= Christopher Nourse =

British arts administrator (born 1946)

Christopher Stuart Nourse (born August 1946) is a British arts administrator.

Nourse was born in Salisbury, Wiltshire and educated at Hurstpierpoint College, followed by a bachelor's degree in law, politics and philosophy from the University of Edinburgh, and the Middle Temple.

Nourse was administrative director of Sadler's Wells Royal Ballet (now Birmingham Royal Ballet), assistant to the general director at the Royal Opera House, administrative director of the Royal Opera House Trust, executive director of Rambert Dance Company, and managing director of English National Ballet.

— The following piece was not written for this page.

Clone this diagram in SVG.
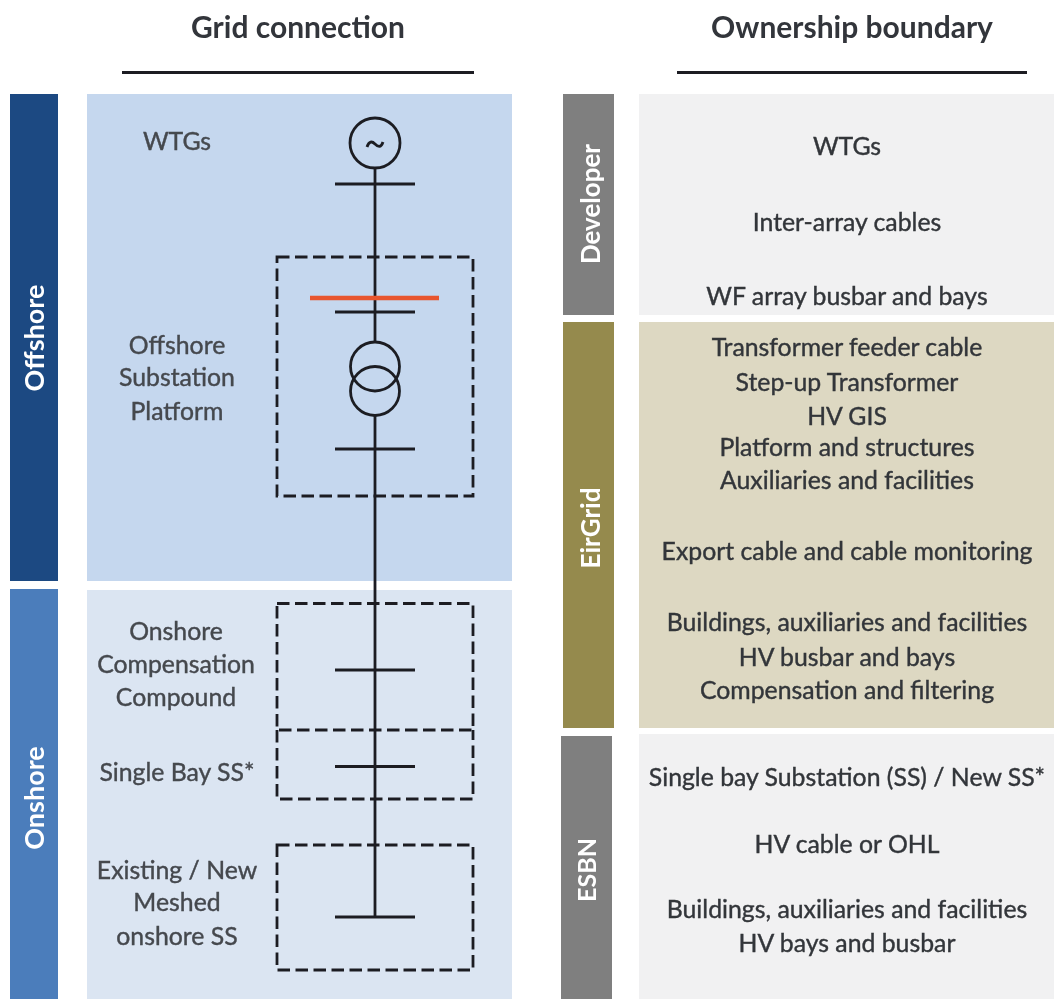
<svg xmlns="http://www.w3.org/2000/svg" width="1054" height="999" viewBox="0 0 1054 999">
<defs><filter id="soft" x="-5%" y="-5%" width="110%" height="110%"><feGaussianBlur stdDeviation="0.7"/></filter></defs>
<style>
text{font-family:Lato,"Open Sans","Liberation Sans",sans-serif;text-anchor:middle}
.h{font-size:30px;font-weight:700;fill:#33363b}
.l{font-size:24.800px;fill:#45484e;stroke:#45484e;stroke-width:0.400px}
.r{font-size:24.800px;fill:#33363a;stroke:#33363a;stroke-width:0.400px}
.b{font-size:27px;font-weight:700;fill:#fff}
.w{stroke:#1c1f24;stroke-width:2.800;fill:none}
.d{stroke:#1c1f24;stroke-width:2.800;fill:none;stroke-dasharray:12.500 5.500}
</style>
<rect width="1054" height="999" fill="#fff"/>
<g filter="url(#soft)">
<g id="headers">
<text class="h" x="298" y="38">Grid connection</text>
<text class="h" x="852" y="38">Ownership boundary</text>
<line class="w" x1="122" y1="72.500" x2="474" y2="72.500"/>
<line class="w" x1="677" y1="72.500" x2="1027" y2="72.500"/>
</g>
<g id="offshore">
<rect x="10" y="94" width="48" height="487" fill="#1d4a82"/>
<rect x="87" y="94" width="425" height="487" fill="#c5d7ee"/>
<text class="b" transform="translate(44 338) rotate(-90)">Offshore</text>
<text class="l" x="177" y="150">WTGs</text>
<text class="l" x="177" y="354">Offshore</text>
<text class="l" x="177" y="386">Substation</text>
<text class="l" x="177" y="420">Platform</text>
</g>
<g id="onshore">
<rect x="10" y="589" width="48" height="410" fill="#4b7dbb"/>
<rect x="87" y="590" width="425" height="409" fill="#dbe5f2"/>
<text class="b" transform="translate(44 798) rotate(-90)">Onshore</text>
<text class="l" x="176" y="640">Onshore</text>
<text class="l" x="176" y="673">Compensation</text>
<text class="l" x="176" y="706">Compound</text>
<text class="l" x="177" y="781">Single Bay SS*</text>
<text class="l" x="177" y="879">Existing / New</text>
<text class="l" x="177" y="911">Meshed</text>
<text class="l" x="177" y="945">onshore SS</text>
</g>
<g id="developer">
<rect x="563" y="94" width="51" height="221" fill="#7f7f7f"/>
<rect x="639" y="94" width="415" height="221" fill="#f1f1f2"/>
<text class="b" style="font-size:26px" transform="translate(600 204) rotate(-90)">Developer</text>
<text class="r" x="847" y="155">WTGs</text>
<text class="r" x="847" y="231">Inter-array cables</text>
<text class="r" x="847" y="305">WF array busbar and bays</text>
</g>
<g id="eirgrid">
<rect x="563" y="322" width="51" height="406" fill="#958a4d"/>
<rect x="639" y="322" width="415" height="406" fill="#ddd8c2"/>
<text class="b" style="font-size:26px" transform="translate(600 528) rotate(-90)">EirGrid</text>
<text class="r" x="847" y="356">Transformer feeder cable</text>
<text class="r" x="847" y="391">Step-up Transformer</text>
<text class="r" x="847" y="425">HV GIS</text>
<text class="r" x="847" y="456">Platform and structures</text>
<text class="r" x="847" y="489">Auxiliaries and facilities</text>
<text class="r" x="847" y="560">Export cable and cable monitoring</text>
<text class="r" x="847" y="631">Buildings, auxiliaries and facilities</text>
<text class="r" x="847" y="666">HV busbar and bays</text>
<text class="r" x="847" y="699">Compensation and filtering</text>
</g>
<g id="esbn">
<rect x="561" y="736" width="51" height="263" fill="#7f7f7f"/>
<rect x="639" y="734" width="415" height="265" fill="#f1f1f2"/>
<text class="b" style="font-size:25px" transform="translate(596 870) rotate(-90)">ESBN</text>
<text class="r" x="847" y="786">Single bay Substation (SS) / New SS*</text>
<text class="r" x="847" y="853">HV cable or OHL</text>
<text class="r" x="847" y="918">Buildings, auxiliaries and facilities</text>
<text class="r" x="847" y="952">HV bays and busbar</text>
</g>
<g id="connectors">
<line class="w" x1="375" y1="168" x2="375" y2="342"/>
<line class="w" x1="375" y1="415.500" x2="375" y2="917"/>
<line class="w" x1="335" y1="184" x2="415" y2="184"/>
<line class="w" x1="335" y1="312" x2="415" y2="312"/>
<line class="w" x1="335" y1="449" x2="415" y2="449"/>
<line class="w" x1="335" y1="670" x2="415" y2="670"/>
<line class="w" x1="335" y1="766.500" x2="415" y2="766.500"/>
<line class="w" x1="335" y1="917" x2="415" y2="917"/>
<line x1="310" y1="298" x2="439" y2="298" stroke="#e8552d" stroke-width="4.500"/>
</g>
<g id="generator">
<circle class="w" cx="375" cy="143" r="25"/>
<path class="w" d="M367 147 C369 141 372 141 375 144 C378 147 381 148 383 142"/>
</g>
<g id="transformer">
<circle class="w" cx="375" cy="366.500" r="24.500"/>
<circle class="w" cx="375" cy="391" r="24.500"/>
</g>
<g id="boundaries">
<rect class="d" x="277" y="257" width="196" height="239"/>
<rect class="d" x="277" y="603.500" width="196" height="126.500"/>
<path class="d" d="M277 730 V799 H473 V730"/>
<rect class="d" x="277" y="845" width="196" height="125"/>
</g>
</g>
</svg>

Subsequent freelance work included administrating the National Dance Awards and establishing and project managing the annual Dance Proms at the Royal Albert Hall. He has been chairman of the Dancers' Pension Scheme and a Trustee of the Candoco Dance Company and of Youth Dance England.

Nourse is executive director of the Frederick Ashton Foundation. He is also a Governor of The Royal Ballet Companies and School and chairman of the Dame Margot Fonteyn Scholarship Fund.

Nourse is in a civil partnership with Charles Shu Ming Chan and lives in central London. He is a member of the Travellers Club and an Honorary Steward of Westminster Abbey.